La gota que colmó la copa, sin embargo, no fueron las masacres ni los asesinatos por parte de los grupos ilegales, sino el asesinato de Javier Ordóñez a manos de la policía. Y es entendible: como si no estuviéramos abrumados ya por la cantidad de fuentes de violencia en el país, quedó claro que había que temer también a los que deberían defendernos por mandato constitucional. Colombia tiene una amplia historia de abusos del Estado, y los acontecimientos recientes confirman que no la hemos dejado atrás.
Pero que no se engañe nadie, las protestas de anoche no son solo producto de la indignación hacia la policía, sino que son también el resultado de una falta de compromiso estructural para vivir en paz y de un gobierno anulado que pretende liderar con eslóganes. Un gobierno que ha saboteado el proceso de paz, que es cínico con el lenguaje y cuya ineptitud resultó ser más dañina de lo que se hubiera podido presupuestar. Su responsabilidad, también hay que decirlo, es compartida entre los diferentes actores, no solo de la política, sino de la sociedad en general.
Lo que viene será lo que conocemos bien: cada actor interpretará el rol que le hemos establecido: los que dan las órdenes, ordenarán investigaciones exhaustivas; los que rechazan, rechazarán a todos; los que defienden, defenderán al gobierno y a la policía; y así sucesivamente irán pasando los que convocan, los que organizan, los que proponen y, al final, los que resisten.

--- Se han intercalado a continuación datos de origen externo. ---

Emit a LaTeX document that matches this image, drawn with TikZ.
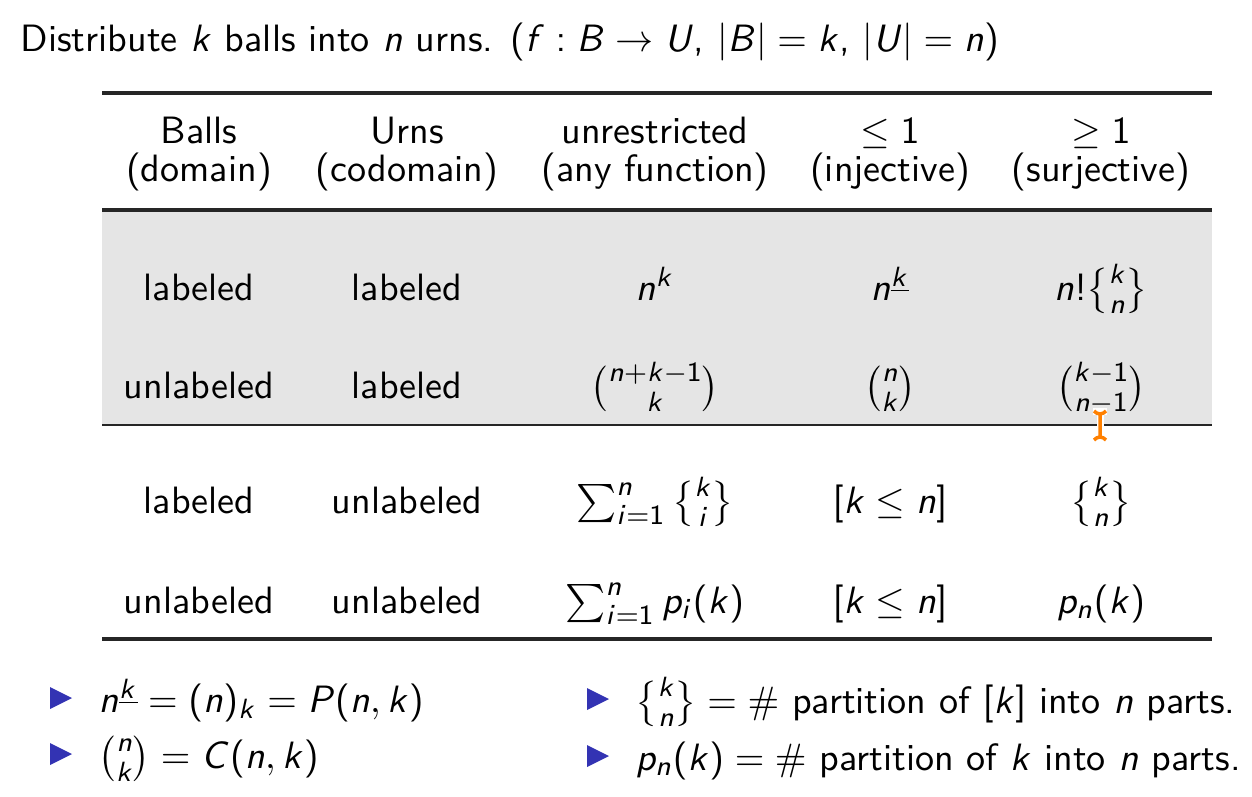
\documentclass[tikz,border=0pt]{standalone}
\usepackage{amsmath}
\usepackage{amssymb}
\usetikzlibrary{matrix}
\renewcommand\familydefault{\sfdefault}
\DeclareSymbolFont{sfletters}{OT1}{cmss}{m}{sl}
\SetSymbolFont{operators}{normal}{OT1}{cmss}{m}{n}
\newcommand\sfletter[1]{\DeclareMathSymbol{#1}{\mathalpha}{sfletters}{`#1}}
\sfletter{B}\sfletter{C}\sfletter{P}\sfletter{U}\sfletter{f}\sfletter{i}\sfletter{k}\sfletter{n}\sfletter{p}
\newcommand\stirlingtwo[2]{\genfrac\{\}{0pt}{}{#1}{#2}}
\newdimen\pxu \pxu=0.2875pt
\definecolor{beamerblue}{RGB}{51,51,179}
\definecolor{rowgray}{RGB}{229,229,229}
\definecolor{cursororange}{RGB}{255,128,0}
\tikzset{
  heavyrule/.style={line width=3.5\pxu,black!85},
  lightrule/.style={line width=2\pxu,black!85},
  cell/.style={inner sep=0pt,minimum height=0pt,text height=0pt,text depth=0pt},
  itemtri/.style={fill=beamerblue},
  bullettext/.style={anchor=base west,inner sep=0pt}
}

\begin{document}
\begin{tikzpicture}[x=1\pxu,y=-1\pxu,font=\fontsize{10.95}{13.6}\selectfont]
  \useasboundingbox (0,0) rectangle (1252,796);

  \node[anchor=base west,inner sep=0pt] (title) at (20,51) {Distribute $k$ balls into $n$ urns. ($f : B \to U$, $|B| = k$, $|U| = n$)};

  % shaded block (labeled urns)
  \fill[rowgray] (102,212) rectangle (1212,424);

  \matrix[matrix of nodes, anchor=north west, inner sep=0pt, outer sep=0pt, nodes={cell},
    column 1/.style={nodes={minimum width=194\pxu}},
    column 2/.style={nodes={minimum width=222\pxu}},
    column 3/.style={nodes={minimum width=274\pxu}},
    column 4/.style={nodes={minimum width=196\pxu}},
    column 5/.style={nodes={minimum width=226\pxu}}] (tab) at (102,143) {
    Balls     & Urns       & unrestricted   & $\leq 1$   & $\geq 1$ \\[38\pxu]
    (domain)  & (codomain) & (any function) & (injective) & (surjective) \\[119\pxu]
    labeled   & labeled    & $n^k$ & $n^{\underline{k}}$ & $n!\stirlingtwo{k}{n}$ \\[98\pxu]
    unlabeled & labeled    & $\binom{n+k-1}{k}$ & $\binom{n}{k}$ & $\binom{k-1}{n-1}$ \\[115\pxu]
    labeled   & unlabeled  & $\sum_{i=1}^n \stirlingtwo{k}{i}$ & $[k \leq n]$ & $\stirlingtwo{k}{n}$ \\[100\pxu]
    unlabeled & unlabeled  & $\sum_{i=1}^n p_i(k)$ & $[k \leq n]$ & $p_n(k)$ \\
  };

  % rules
  \draw[heavyrule] (102,93) -- (1212,93);
  \draw[heavyrule] (102,210) -- (1212,210);
  \draw[lightrule] (102,425) -- (1212,425);
  \draw[heavyrule] (102,639) -- (1212,639);

  % notes below
  \foreach \bx/\by in {61/698, 61/754, 598/699, 598/756}
    \fill[itemtri] (\bx-11,\by-11) -- (\bx+11,\by) -- (\bx-11,\by+11) -- cycle;
  \node[bullettext] (fall) at (98,712) {$n^{\underline{k}} = (n)_k = P(n,k)$};
  \node[bullettext] (choose) at (98,768) {$\binom{n}{k} = C(n,k)$};
  \node[bullettext] (stir) at (635,713) {$\stirlingtwo{k}{n} = \#$ partition of $[k]$ into $n$ parts.};
  \node[bullettext] (part) at (635,770) {$p_n(k) = \#$ partition of $k$ into $n$ parts.};

  % text cursor
  \draw[white,line width=7\pxu] (1100,414) -- (1100,437) (1093,411) -- (1107,411) (1093,440) -- (1107,440);
  \draw[cursororange,line width=3.5\pxu] (1100,414) -- (1100,437) (1094,411) to[bend right=20] (1100,414) to[bend right=20] (1106,411)
    (1094,440) to[bend left=20] (1100,437) to[bend left=20] (1106,440);
\end{tikzpicture}
\end{document}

Será deber de los jóvenes, que tenemos la energía y la independencia suficiente, definir qué rol jugaremos en este mapa de violencia. El impulso de la indignación deberá sostenerse en la respuesta, de lo contrario, como los nombres de las decenas de víctimas de las pasadas semanas, se perderá después del ímpetu y nos veremos, más temprano que tarde, repitiendo estos mismos discursos.